The founding principal, Rosalina R. Kintanar, gathered 64 intelligent students and five teachers who started what is now the Cebu City National Science High School.

The founding principal was succeeded by administrators including Tereso M. Edo, who was appointed in April 1982; Nicanora P. Creus in October 1985; Pilar A. Tesaluna in February 1999; Severina B. Chin as OIC from May 2001 to July 2001; and Jesus G. Ortiz in August 2001. For the second time, Severina B. Chin was appointed as OIC from June 2002 to October 2002, and was finally re-appointed on November 15, 2002. In June 2012, Marites V. Patiño was appointed as the principal, and in June 2017, Dr. Evelyn R. Pielago assumed office. She was succeeded by Nathanael Flores in 2019. The school was then headed by Charlie L. Salve, who assumed office in 2022. Marilou T. Dela Cuesta was then appointed in 2024 and is currently the school head.

==Admission==
Students must pass both written and oral entrance examinations.
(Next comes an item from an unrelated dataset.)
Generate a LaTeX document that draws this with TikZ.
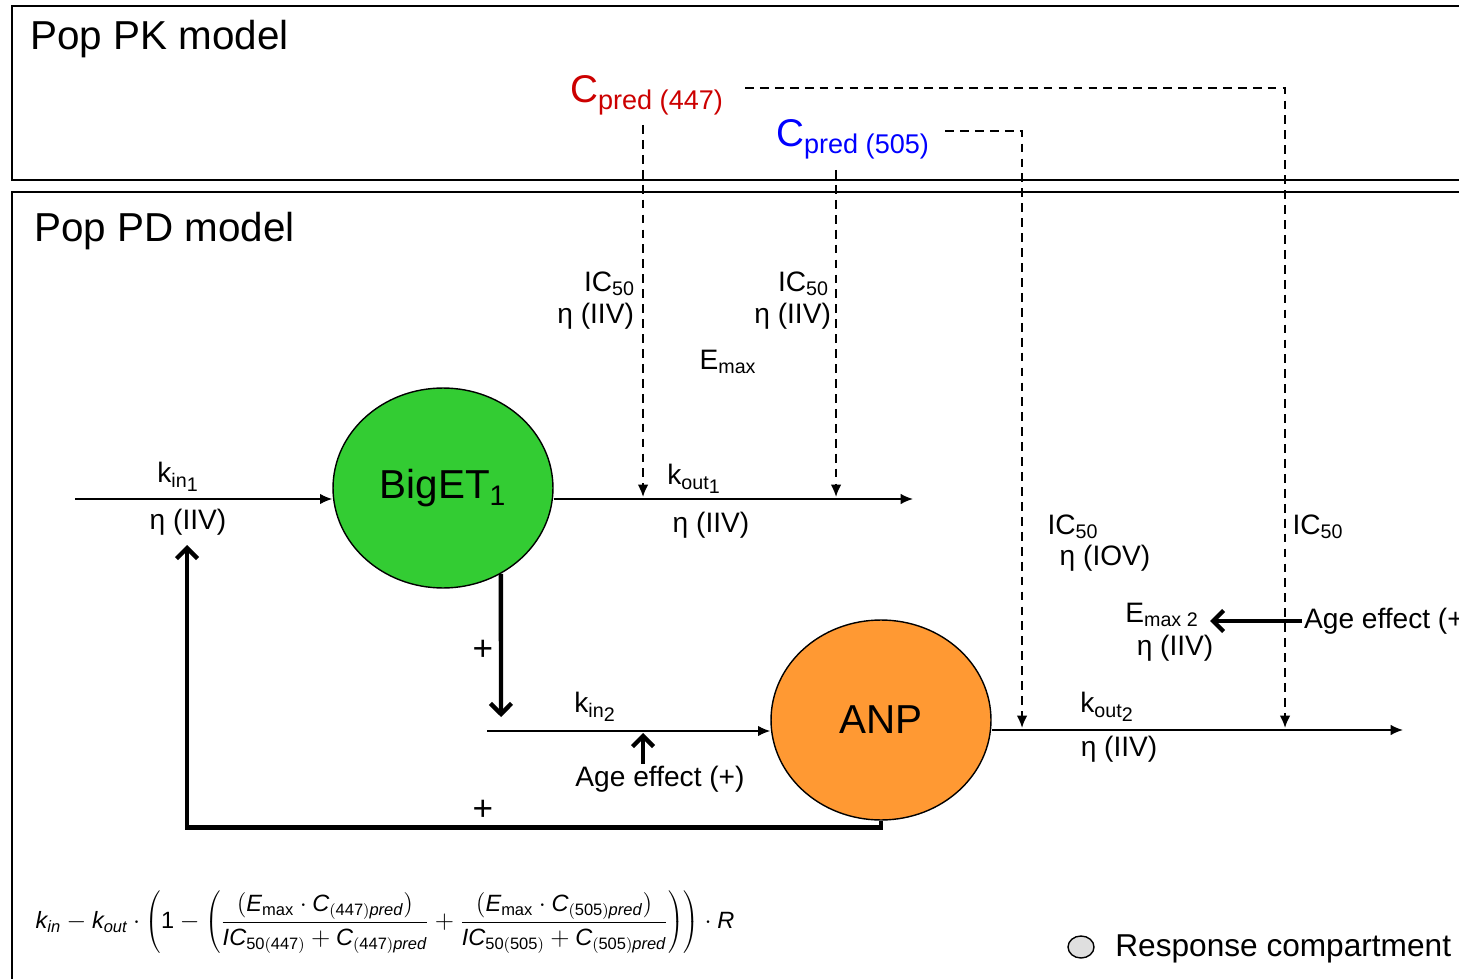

All applicants must be part of the upper 10% of their graduating class and have grades of at least 87 percent in English, Math and Science, and at least 85 percent in other subjects in the first, second and third (if available) grading periods. All graduating pupils from the Special Science Elementary Schools in the Division of Cebu City with grades of at least 80 percent in all subjects.

The Cebu City National Science High School qualifying examination consists of items designed to measure the verbal aptitude, abstract reasoning, quantitative ability and the scientific aptitude of the applicant. The questions are based on the expected learning competencies of a graduating elementary student specifically in the areas of English, Mathematics, and Science. The non-verbal examination is composed of figures and illustrations. The screening committee determines the top 175 students (formerly 140) who have to confirm for enrollment.